(YOUR INSTRUCTIONS) Pictures are excluded. Copy exactly, and only, the lines from the one containing "Recreate this image" through the one containing "plt.rcParams['font.family'] = ['Liberation", both ends included.

(RECORD LIST)

--

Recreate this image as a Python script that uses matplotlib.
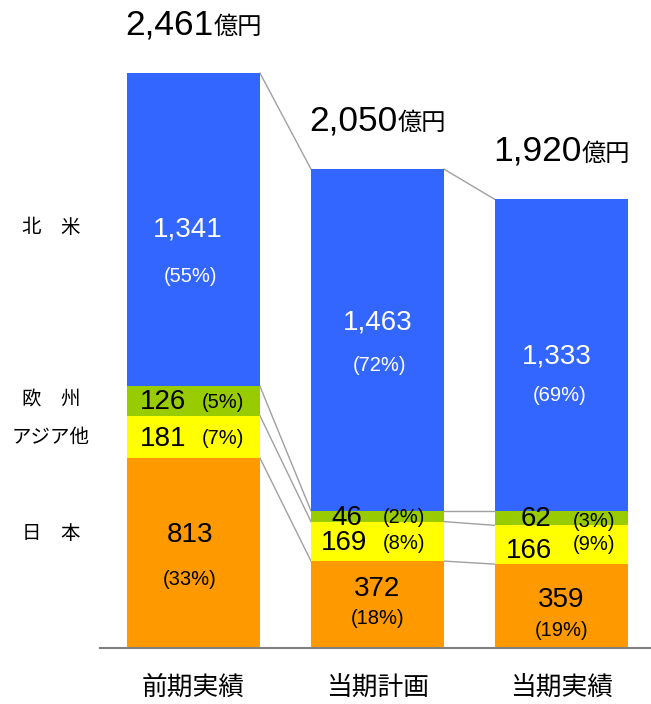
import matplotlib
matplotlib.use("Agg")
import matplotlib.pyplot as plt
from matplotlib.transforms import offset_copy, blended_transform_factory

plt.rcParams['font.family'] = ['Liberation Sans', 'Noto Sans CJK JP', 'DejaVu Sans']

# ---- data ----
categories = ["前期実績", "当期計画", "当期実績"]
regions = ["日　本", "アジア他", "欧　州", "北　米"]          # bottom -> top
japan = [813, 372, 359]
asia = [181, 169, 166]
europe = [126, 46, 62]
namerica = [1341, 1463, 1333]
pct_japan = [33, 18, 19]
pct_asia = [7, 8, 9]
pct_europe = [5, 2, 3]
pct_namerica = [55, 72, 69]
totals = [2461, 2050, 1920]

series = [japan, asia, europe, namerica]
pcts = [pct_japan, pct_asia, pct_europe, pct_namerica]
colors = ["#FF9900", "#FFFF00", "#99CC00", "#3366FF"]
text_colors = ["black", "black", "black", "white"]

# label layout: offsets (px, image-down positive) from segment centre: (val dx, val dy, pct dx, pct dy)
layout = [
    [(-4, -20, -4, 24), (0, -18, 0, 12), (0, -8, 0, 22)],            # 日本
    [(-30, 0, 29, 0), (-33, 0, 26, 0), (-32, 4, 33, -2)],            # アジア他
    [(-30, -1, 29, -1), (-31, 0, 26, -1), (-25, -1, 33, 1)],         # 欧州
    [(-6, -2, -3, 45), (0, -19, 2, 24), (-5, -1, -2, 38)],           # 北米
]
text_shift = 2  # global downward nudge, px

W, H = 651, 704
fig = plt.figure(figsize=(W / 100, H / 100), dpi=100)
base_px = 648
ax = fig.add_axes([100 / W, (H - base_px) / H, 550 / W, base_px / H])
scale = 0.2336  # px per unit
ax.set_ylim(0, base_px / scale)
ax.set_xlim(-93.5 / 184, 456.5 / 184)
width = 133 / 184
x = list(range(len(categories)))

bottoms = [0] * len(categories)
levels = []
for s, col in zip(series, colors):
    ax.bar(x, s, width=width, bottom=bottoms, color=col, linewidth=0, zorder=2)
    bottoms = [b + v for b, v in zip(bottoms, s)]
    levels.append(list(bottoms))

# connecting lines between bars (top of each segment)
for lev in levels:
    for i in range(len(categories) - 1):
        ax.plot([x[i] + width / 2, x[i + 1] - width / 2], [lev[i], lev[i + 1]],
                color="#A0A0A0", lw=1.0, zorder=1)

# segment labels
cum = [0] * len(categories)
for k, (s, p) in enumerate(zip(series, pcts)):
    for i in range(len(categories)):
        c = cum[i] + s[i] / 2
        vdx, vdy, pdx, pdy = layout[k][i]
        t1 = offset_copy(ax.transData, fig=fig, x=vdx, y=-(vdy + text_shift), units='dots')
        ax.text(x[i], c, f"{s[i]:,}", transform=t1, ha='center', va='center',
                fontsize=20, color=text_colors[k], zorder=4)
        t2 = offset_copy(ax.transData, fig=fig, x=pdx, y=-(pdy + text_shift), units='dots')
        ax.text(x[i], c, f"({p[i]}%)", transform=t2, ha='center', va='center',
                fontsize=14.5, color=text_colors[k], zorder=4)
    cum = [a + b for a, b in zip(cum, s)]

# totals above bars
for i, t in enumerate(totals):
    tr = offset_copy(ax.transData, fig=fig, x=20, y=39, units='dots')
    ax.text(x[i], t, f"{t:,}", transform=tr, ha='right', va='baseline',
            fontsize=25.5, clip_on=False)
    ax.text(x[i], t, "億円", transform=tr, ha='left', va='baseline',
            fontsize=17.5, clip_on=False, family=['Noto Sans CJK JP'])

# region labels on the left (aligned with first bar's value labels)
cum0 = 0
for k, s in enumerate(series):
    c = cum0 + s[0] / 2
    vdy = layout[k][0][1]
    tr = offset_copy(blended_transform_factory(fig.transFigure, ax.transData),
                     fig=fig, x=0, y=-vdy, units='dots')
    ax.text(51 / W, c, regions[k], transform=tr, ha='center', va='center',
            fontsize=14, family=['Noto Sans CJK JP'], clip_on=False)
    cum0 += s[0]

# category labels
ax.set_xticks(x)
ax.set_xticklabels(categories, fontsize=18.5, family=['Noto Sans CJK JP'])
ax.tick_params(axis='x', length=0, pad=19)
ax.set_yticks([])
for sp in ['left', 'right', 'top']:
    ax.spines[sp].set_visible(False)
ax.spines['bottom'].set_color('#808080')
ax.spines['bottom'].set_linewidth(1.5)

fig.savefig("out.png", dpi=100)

--

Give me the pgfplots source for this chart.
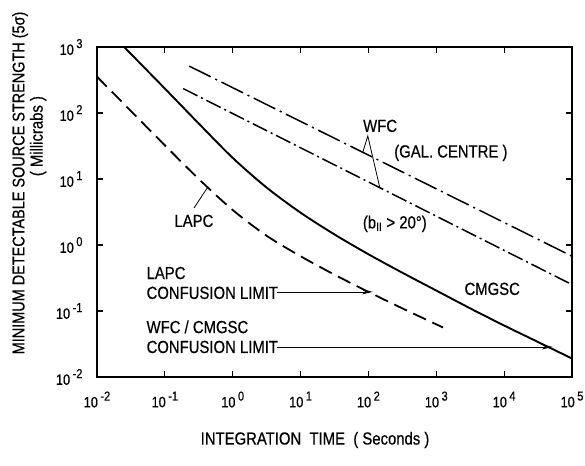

--

(PROBLEM SOLUTION)
Recreate this image as a Python script that uses matplotlib.
import matplotlib
matplotlib.use("Agg")
import matplotlib.pyplot as plt
from matplotlib.transforms import offset_copy, blended_transform_factory

plt.rcParams['font.family'] = ['Liberation Sans', 'Noto Sans CJK JP', 'DejaVu Sans']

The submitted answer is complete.